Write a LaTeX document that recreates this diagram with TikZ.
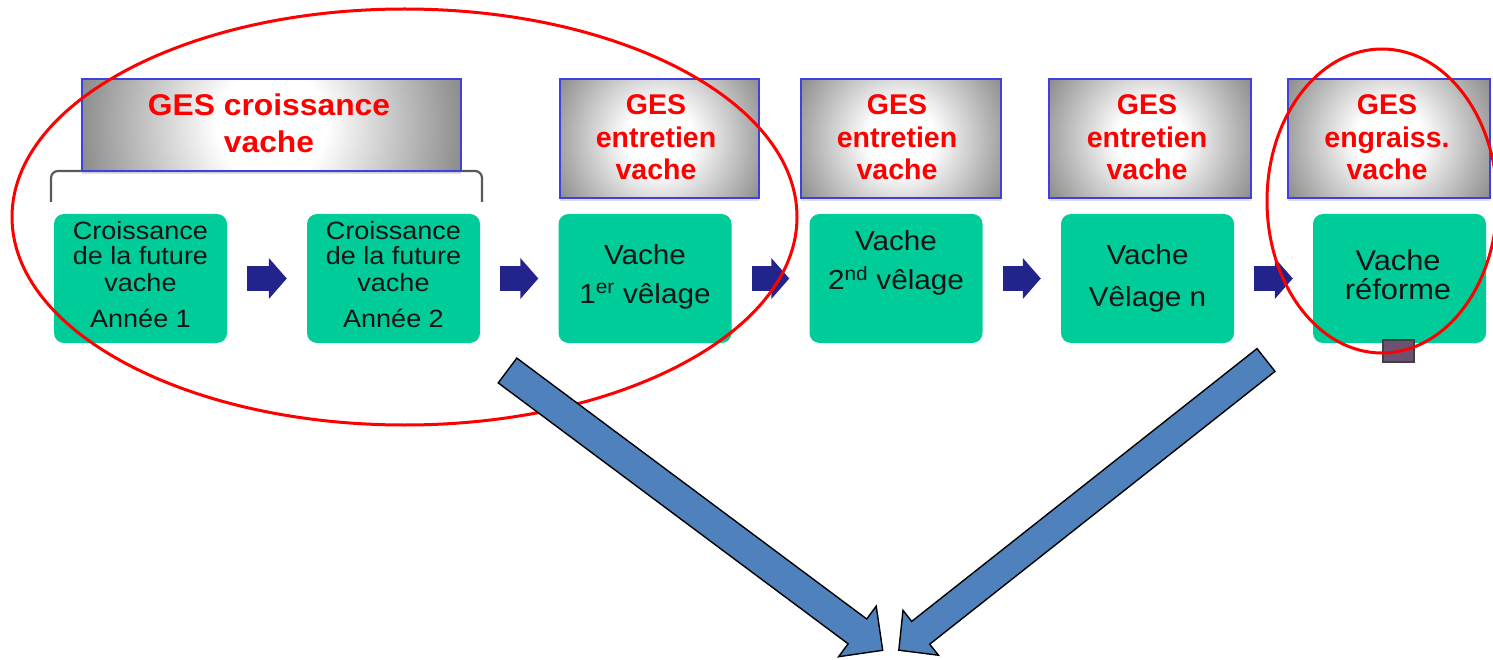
\documentclass[tikz,border=0pt]{standalone}
\usepackage{fontspec}
\setmainfont{Liberation Sans}
\newfontfamily\hdrfont[FakeStretch=1.06]{Liberation Sans Bold}
\newfontfamily\hdrfontn{Liberation Sans Bold}
\newfontfamily\boxfont[FakeStretch=1.08]{Liberation Sans}
\usetikzlibrary{arrows.meta,shadows,calc}

\definecolor{stepgreen}{RGB}{0,204,153}
\definecolor{stepnavy}{RGB}{35,35,140}
\definecolor{gesred}{RGB}{255,0,0}
\definecolor{gesblue}{RGB}{64,64,220}
\definecolor{bigblue}{RGB}{79,129,189}
\definecolor{tabpurple}{RGB}{108,82,114}
\definecolor{glowgray}{RGB}{138,138,138}

% white glow fading to grey, with a flat outer band
\pgfdeclareradialshading{gesglow}{\pgfpointorigin}{%
  color(0bp)=(white); color(7bp)=(white); color(25bp)=(glowgray); color(50bp)=(glowgray)}

\tikzset{
  gesbox/.style={draw=gesblue, line width=2pt, fill=glowgray,
    drop shadow={opacity=0.25, shadow xshift=0pt, shadow yshift=-3pt},
    path picture={\shade[shading=gesglow]
      ($(path picture bounding box.center)+(-#1,-#1)$) rectangle
      ($(path picture bounding box.center)+(#1,#1)$);}},
  gesbox/.default=118,
  stepbox/.style={fill=stepgreen, draw=none, rounded corners=10pt,
    minimum width=173pt, minimum height=129pt},
  gestext/.style={text=gesred, inner sep=0pt, anchor=base},
  steptext/.style={text=black!92, inner sep=0pt, anchor=base},
  flowarrow/.style={draw=stepnavy, line width=24pt,
    -{Triangle[length=18pt,width=40pt]}, shorten <=20pt, shorten >=20pt},
  bigarrow/.style={fill=bigblue, draw=black, line width=1.4pt, line join=miter},
  ring/.style={draw=gesred, line width=3pt},
  bracket/.style={draw=black!65, line width=2.2pt, rounded corners=7pt},
}

\begin{document}
\begin{tikzpicture}[x=1pt, y=-1pt]
\useasboundingbox (0,0) rectangle (1493,660);

% life stages
\node[stepbox] (g1) at (140.5,278.5) {};
\node[stepbox] (g2) at (393.5,278.5) {};
\node[stepbox] (g3) at (645,278.5) {};
\node[stepbox] (g4) at (896,278.5) {};
\node[stepbox] (g5) at (1147.5,278.5) {};
\node[stepbox] (g6) at (1399.5,278.5) {};

\foreach \a/\b in {g1/g2, g2/g3, g3/g4, g4/g5, g5/g6}
  \draw[flowarrow] (\a) -- (\b);

% stage texts
\begin{scope}[every node/.append style={font=\boxfont\fontsize{25pt}{26pt}\selectfont}]
\node[steptext] (g1a) at (140.5,240) {Croissance};
\node[steptext] (g1b) at (140.5,265) {de la future};
\node[steptext] (g1c) at (140.5,291) {vache};
\node[steptext] (g1d) at (140.5,327) {Année 1};
\node[steptext] (g2a) at (393.5,240) {Croissance};
\node[steptext] (g2b) at (393.5,265) {de la future};
\node[steptext] (g2c) at (393.5,291) {vache};
\node[steptext] (g2d) at (393.5,327) {Année 2};
\end{scope}
\begin{scope}[every node/.append style={font=\boxfont\fontsize{27.5pt}{29pt}\selectfont}]
\node[steptext] (g3a) at (645,265) {Vache};
\node[steptext] (g3b) at (645,303) {1\textsuperscript{er} vêlage};
\node[steptext] (g4a) at (896,251) {Vache};
\node[steptext] (g4b) at (896,290) {2\textsuperscript{nd} vêlage};
\node[steptext] (g5a) at (1147.5,265) {Vache};
\node[steptext] (g5b) at (1147.5,306) {Vêlage n};
\end{scope}
\begin{scope}[every node/.append style={font=\boxfont\fontsize{28.5pt}{30pt}\selectfont}]
\node[steptext] (g6a) at (1398,271) {Vache};
\node[steptext] (g6b) at (1398,299) {réforme};
\end{scope}

% bracket under the growth header
\draw[bracket] (51,202) -- (51,171) -- (482,171) -- (482,202);

% GHG headers
\node[gesbox=195, minimum width=379pt, minimum height=92pt] (h1) at (271.5,125) {};
\node[gesbox, minimum width=199pt, minimum height=119pt] (h2) at (659.5,138.5) {};
\node[gesbox, minimum width=200pt, minimum height=119pt] (h3) at (901,138.5) {};
\node[gesbox, minimum width=202pt, minimum height=119pt] (h4) at (1150,138.5) {};
\node[gesbox, minimum width=202pt, minimum height=119pt] (h5) at (1389,138.5) {};

\begin{scope}[every node/.append style={font=\hdrfont\fontsize{30pt}{31pt}\selectfont}]
\node[gestext] (h1a) at (269,116) {GES croissance};
\node[gestext] (h1b) at (269,153) {vache};
\end{scope}
\begin{scope}[every node/.append style={font=\hdrfontn\fontsize{28.5pt}{30pt}\selectfont}]
\node[gestext] (h2a) at (656,115) {GES};
\node[gestext] (h2b) at (656,148) {entretien};
\node[gestext] (h2c) at (656,180) {vache};
\node[gestext] (h3a) at (897,115) {GES};
\node[gestext] (h3b) at (897,148) {entretien};
\node[gestext] (h3c) at (897,180) {vache};
\node[gestext] (h4a) at (1147,115) {GES};
\node[gestext] (h4b) at (1147,148) {entretien};
\node[gestext] (h4c) at (1147,180) {vache};
\node[gestext] (h5a) at (1387,115) {GES};
\node[gestext] (h5b) at (1387,148) {engraiss.};
\node[gestext] (h5c) at (1387,180) {vache};
\end{scope}

% small tab under the last stage
\filldraw[fill=tabpurple, draw=black!75, line width=1.5pt] (1383,340) rectangle (1414,362);

% highlight rings
\draw[ring] (404.5,217) ellipse [x radius=392.5pt, y radius=208pt];
\draw[ring] (1382,201) ellipse [x radius=115pt, y radius=152pt];

% converging block arrows
\filldraw[bigarrow] (498.2,382.9) -- (516.8,358.1) -- (866.7,619.0) -- (876.2,606.2)
  -- (882.7,650.3) -- (838.6,656.7) -- (848.1,643.8) -- cycle;
\filldraw[bigarrow] (1257.0,348.6) -- (1275.0,371.4) -- (929.7,644.2) -- (938.4,655.2)
  -- (898.8,650.2) -- (903.0,610.4) -- (911.7,621.4) -- cycle;
\end{tikzpicture}
\end{document}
################
## Exercise details
Omit any images, then output the listing exactly.

## The completed task
Write a LaTeX document that recreates this diagram with TikZ.
\documentclass[tikz,border=0pt]{standalone}
\usepackage{fontspec}
\setmainfont{Liberation Sans}
\newfontfamily\hdrfont[FakeStretch=1.06]{Liberation Sans Bold}
\newfontfamily\hdrfontn{Liberation Sans Bold}
\newfontfamily\boxfont[FakeStretch=1.08]{Liberation Sans}
\usetikzlibrary{arrows.meta,shadows,calc}

\definecolor{stepgreen}{RGB}{0,204,153}
\definecolor{stepnavy}{RGB}{35,35,140}
\definecolor{gesred}{RGB}{255,0,0}
\definecolor{gesblue}{RGB}{64,64,220}
\definecolor{bigblue}{RGB}{79,129,189}
\definecolor{tabpurple}{RGB}{108,82,114}
\definecolor{glowgray}{RGB}{138,138,138}

% white glow fading to grey, with a flat outer band
\pgfdeclareradialshading{gesglow}{\pgfpointorigin}{%
  color(0bp)=(white); color(7bp)=(white); color(25bp)=(glowgray); color(50bp)=(glowgray)}

\tikzset{
  gesbox/.style={draw=gesblue, line width=2pt, fill=glowgray,
    drop shadow={opacity=0.25, shadow xshift=0pt, shadow yshift=-3pt},
    path picture={\shade[shading=gesglow]
      ($(path picture bounding box.center)+(-#1,-#1)$) rectangle
      ($(path picture bounding box.center)+(#1,#1)$);}},
  gesbox/.default=118,
  stepbox/.style={fill=stepgreen, draw=none, rounded corners=10pt,
    minimum width=173pt, minimum height=129pt},
  gestext/.style={text=gesred, inner sep=0pt, anchor=base},
  steptext/.style={text=black!92, inner sep=0pt, anchor=base},
  flowarrow/.style={draw=stepnavy, line width=24pt,
    -{Triangle[length=18pt,width=40pt]}, shorten <=20pt, shorten >=20pt},
  bigarrow/.style={fill=bigblue, draw=black, line width=1.4pt, line join=miter},
  ring/.style={draw=gesred, line width=3pt},
  bracket/.style={draw=black!65, line width=2.2pt, rounded corners=7pt},
}

\begin{document}
\begin{tikzpicture}[x=1pt, y=-1pt]
\useasboundingbox (0,0) rectangle (1493,660);

% life stages
\node[stepbox] (g1) at (140.5,278.5) {};
\node[stepbox] (g2) at (393.5,278.5) {};
\node[stepbox] (g3) at (645,278.5) {};
\node[stepbox] (g4) at (896,278.5) {};
\node[stepbox] (g5) at (1147.5,278.5) {};
\node[stepbox] (g6) at (1399.5,278.5) {};

\foreach \a/\b in {g1/g2, g2/g3, g3/g4, g4/g5, g5/g6}
  \draw[flowarrow] (\a) -- (\b);

% stage texts
\begin{scope}[every node/.append style={font=\boxfont\fontsize{25pt}{26pt}\selectfont}]
\node[steptext] (g1a) at (140.5,240) {Croissance};
\node[steptext] (g1b) at (140.5,265) {de la future};
\node[steptext] (g1c) at (140.5,291) {vache};
\node[steptext] (g1d) at (140.5,327) {Année 1};
\node[steptext] (g2a) at (393.5,240) {Croissance};
\node[steptext] (g2b) at (393.5,265) {de la future};
\node[steptext] (g2c) at (393.5,291) {vache};
\node[steptext] (g2d) at (393.5,327) {Année 2};
\end{scope}
\begin{scope}[every node/.append style={font=\boxfont\fontsize{27.5pt}{29pt}\selectfont}]
\node[steptext] (g3a) at (645,265) {Vache};
\node[steptext] (g3b) at (645,303) {1\textsuperscript{er} vêlage};
\node[steptext] (g4a) at (896,251) {Vache};
\node[steptext] (g4b) at (896,290) {2\textsuperscript{nd} vêlage};
\node[steptext] (g5a) at (1147.5,265) {Vache};
\node[steptext] (g5b) at (1147.5,306) {Vêlage n};
\end{scope}
\begin{scope}[every node/.append style={font=\boxfont\fontsize{28.5pt}{30pt}\selectfont}]
\node[steptext] (g6a) at (1398,271) {Vache};
\node[steptext] (g6b) at (1398,299) {réforme};
\end{scope}

% bracket under the growth header
\draw[bracket] (51,202) -- (51,171) -- (482,171) -- (482,202);

% GHG headers
\node[gesbox=195, minimum width=379pt, minimum height=92pt] (h1) at (271.5,125) {};
\node[gesbox, minimum width=199pt, minimum height=119pt] (h2) at (659.5,138.5) {};
\node[gesbox, minimum width=200pt, minimum height=119pt] (h3) at (901,138.5) {};
\node[gesbox, minimum width=202pt, minimum height=119pt] (h4) at (1150,138.5) {};
\node[gesbox, minimum width=202pt, minimum height=119pt] (h5) at (1389,138.5) {};

\begin{scope}[every node/.append style={font=\hdrfont\fontsize{30pt}{31pt}\selectfont}]
\node[gestext] (h1a) at (269,116) {GES croissance};
\node[gestext] (h1b) at (269,153) {vache};
\end{scope}
\begin{scope}[every node/.append style={font=\hdrfontn\fontsize{28.5pt}{30pt}\selectfont}]
\node[gestext] (h2a) at (656,115) {GES};
\node[gestext] (h2b) at (656,148) {entretien};
\node[gestext] (h2c) at (656,180) {vache};
\node[gestext] (h3a) at (897,115) {GES};
\node[gestext] (h3b) at (897,148) {entretien};
\node[gestext] (h3c) at (897,180) {vache};
\node[gestext] (h4a) at (1147,115) {GES};
\node[gestext] (h4b) at (1147,148) {entretien};
\node[gestext] (h4c) at (1147,180) {vache};
\node[gestext] (h5a) at (1387,115) {GES};
\node[gestext] (h5b) at (1387,148) {engraiss.};
\node[gestext] (h5c) at (1387,180) {vache};
\end{scope}

% small tab under the last stage
\filldraw[fill=tabpurple, draw=black!75, line width=1.5pt] (1383,340) rectangle (1414,362);

% highlight rings
\draw[ring] (404.5,217) ellipse [x radius=392.5pt, y radius=208pt];
\draw[ring] (1382,201) ellipse [x radius=115pt, y radius=152pt];

% converging block arrows
\filldraw[bigarrow] (498.2,382.9) -- (516.8,358.1) -- (866.7,619.0) -- (876.2,606.2)
  -- (882.7,650.3) -- (838.6,656.7) -- (848.1,643.8) -- cycle;
\filldraw[bigarrow] (1257.0,348.6) -- (1275.0,371.4) -- (929.7,644.2) -- (938.4,655.2)
  -- (898.8,650.2) -- (903.0,610.4) -- (911.7,621.4) -- cycle;
\end{tikzpicture}
\end{document}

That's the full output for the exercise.